Plein Sud contient en lui un court-métrage intéressant : le tout premier flash-back, la confrontation finale et, entre les deux, le trajet, et l'arme de la vengeance ruminée. 25 minutes en visant large. Pour passer de cela au long, Lifshitz empile mille digressions : multiplications de flashes-backs qui sont parfois de jolies scènes, mais n'apportent jamais rien au récit, multiplications d'auto-stoppeurs et d'intrigues tertiaires sans intérêt (la grossesse de Léa, sa relation avec le 4e auto-stoppeur), multiplications des étapes (la gare désaffectée, la plage). Loin de combler le vide, cette profusion le met en valeur, et fait perdre le peu de clarté que le récit assez anémique avait au départ. Lifshitz en vient à filmer un remake de la fameuse scène d'amour dans les dunes de Presque Rien pour insuffler un peu de vie au récit.

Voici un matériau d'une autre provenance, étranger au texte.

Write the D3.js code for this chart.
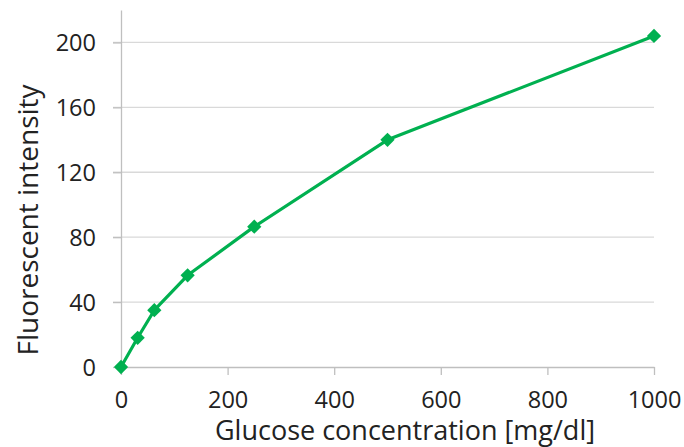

En voulant conjuguer le drame sociale à la française à une esthétique américaine, Sébastien Lifshitz ne parvient malheureusement qu'à réunir le pire des deux mondes. Son histoire est désespérante de banalité et de faiblesse de enjeux (le climax, presque sauvé par l'interprétation de Nicole Garcia, aurait fait une excellente séquence au milieu ou aux deux-tiers d'un film, mais comme conclusion...). Sa photographie colorée, sa mise en valeur de la beauté des acteurs, puisqu'ils ne sont au service de rien, finissent par irriter et par se rapprocher d'avantage, par leur coté m'as-tu-vu creux, du clip (fauché) que du grand cinéma américain.

Il est amusant, tout de même, de voir la critique française tomber à bras raccourci sur cette volonté d'esthétisme, en la dénonçant non pour sa vacuité, mais bien pour son intention. L'élite qui ausculte le cinéma français reste donc imprégnée d'une culture qui dit que si c'est joli, c'est forcément mal ou mauvais. Quand je vois le critique des Inrocks écrire qu'il est impossible de s'identifier aux personnages pour la simple raison qu'ils sont beaux, je me demande sur quelle planète il a vécu ces trente dernières années, pendant que le cinéma et les séries venues d'Hollywood triomphaient en France, et pendant que le cinéma français périclitait justement parce qu'au bout d'un moment il devient impossible de s'identifier à tant de grisaille et de misérabilisme. Ce n'est donc surement pas encore pour tout de suite qu'en France, la culture pourra redevenir populaire...

Amusant, aussi, alors que pratiquement pas un film français ne sort qui ne montre pas une actrice à poil, de constater que tous les réalisateurs, de Lifshitz à Gaël Morel, qui tentent de montrer le corps masculin autrement que comme une sorte de gros tas moche se font inévitablement moquer pour cela.